L’Unione Italiana, “The Italian Club” in Ybor City just north of downtown Tampa, FL, is in this great little neighborhood with a rich history of immigration from Latin countries like Sicily, Italy and Cuba. Emigrants from Sicily’s Magazzolo Valley arrived by way of New Orleans and in 1894 united to establish the club as a way of overcoming the social and economic challenges they faced in Southern Italy and Sicily.
The club’s charter members consisted of 116 Sicilians and Italians, eight Spanish immigrants and others with “good moral standing, aged 14-50,” many of whom worked together at one of the local cigar factories. These immigrants brought with them courage, imagination, resiliency, and a fierce pride in their culture and achievements. During the 1890’s to 1930’s, 90 percent of Ybor City’s first and second generation men belonged to one of the mutual aid/social clubs.
L’Unione Italiana’s purpose was “to aid such members of said association as may become sick and provide for paying of burial expenses of such members as may die, and to promote fraternity, charity, and social intercourse among its members.” In 1900, they bought a cemetery and formalized death rituals according to Sicilian funeral customs. They imported Cypress trees for the cemetery, inset ceramic photos of the deceased on grave markers and offered death benefits to all members.
On Columbus Day 1912, L’Unione dedicated a clubhouse which burned down three years later, but through fundraising was newly reconstructed by 1918. The new building was designed by award-winning Tampa architects Leo Elliott and B.C. Bonfoey in the Italian Renaissance style with classical Greek columns, terracotta relief and marble. Listed on the National Register of Historic Places, it is a symbol of Tampa’s Mediterranean heritage and a monument to immigrant achievement.

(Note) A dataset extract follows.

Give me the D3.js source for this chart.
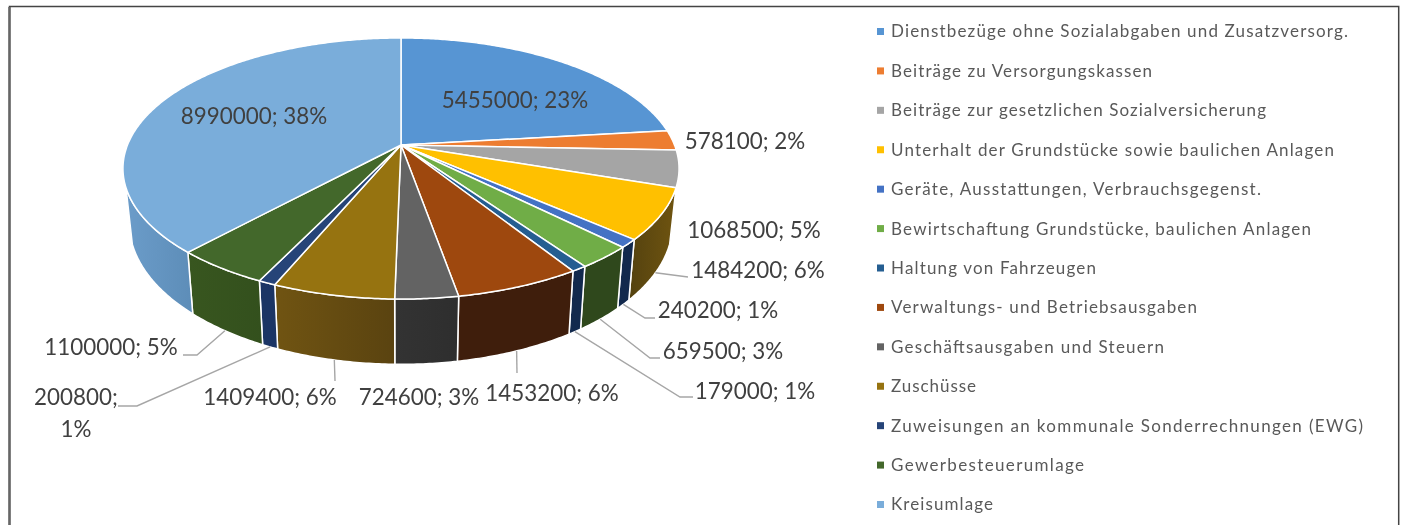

Housed within the new clubhouse was a theatre, dance floor, library, cantina with gaming tables for dominoes, chess and scopa, recreation rooms, billiards rooms, gymnasium, steam rooms, bowling alley, handball courts, offices, a walk-in clinic, and pharmacy (a forerunner to HMO’s of today). L’Unione helped its members to become naturalized American citizens through English, arithmetic and American government classes and helped them adapt to a new country and way of life while maintaining their ethnic identity.
The first president, Bartolomeo Filogamo, was a bookkeeper at a cigar factory and brought with him linguistic and financial talents to get L’Unione set up and functioning. Filippo Licata served longest and was a dynamic leader under which the club saw extraordinary growth and social activity.
The Italian Club remains a social center for the bilingual community of Ybor City. Over the years, many opera stars have sung in the theatre and on Saturday nights there still are Italian and Cuban music dances. When I visited recently, a caterer was preparing for an entertainment event in the dining hall and the auditorium, which may be rented for private occasions.
The bi-monthly newsletter, L’Unione Italiana, updates followers of events and newsworthy information such as the social, cultural and educational functions organized by the Ladies Auxiliary and the Festa Italiana, an annual multi-day event much like Northeast Ohio’s local Italian festivals. “The Krewe of Italia,” partially modeled after the Mardi Gras social club, is a non-profit entity within L’Unione whose mission is to promote and preserve Italian culture and heritage. Members are involved in fundraising for the historical preservation of the building itself which houses a museum of antique artifacts from the old country such as a Sicilian cart, bocce balls, tambourines, and ceramics. Scattered throughout the building are many nostalgic photos from the early days of the club such as a 1924 photo of the 1800 members and their families.
After a visit to the club and a stroll through L’Unione Cemetery you may have worked up a taste for authentic Italian and Cuban food or desire to relax with a good cigar. The restaurants and cigar shops in Ybor City will not disappoint!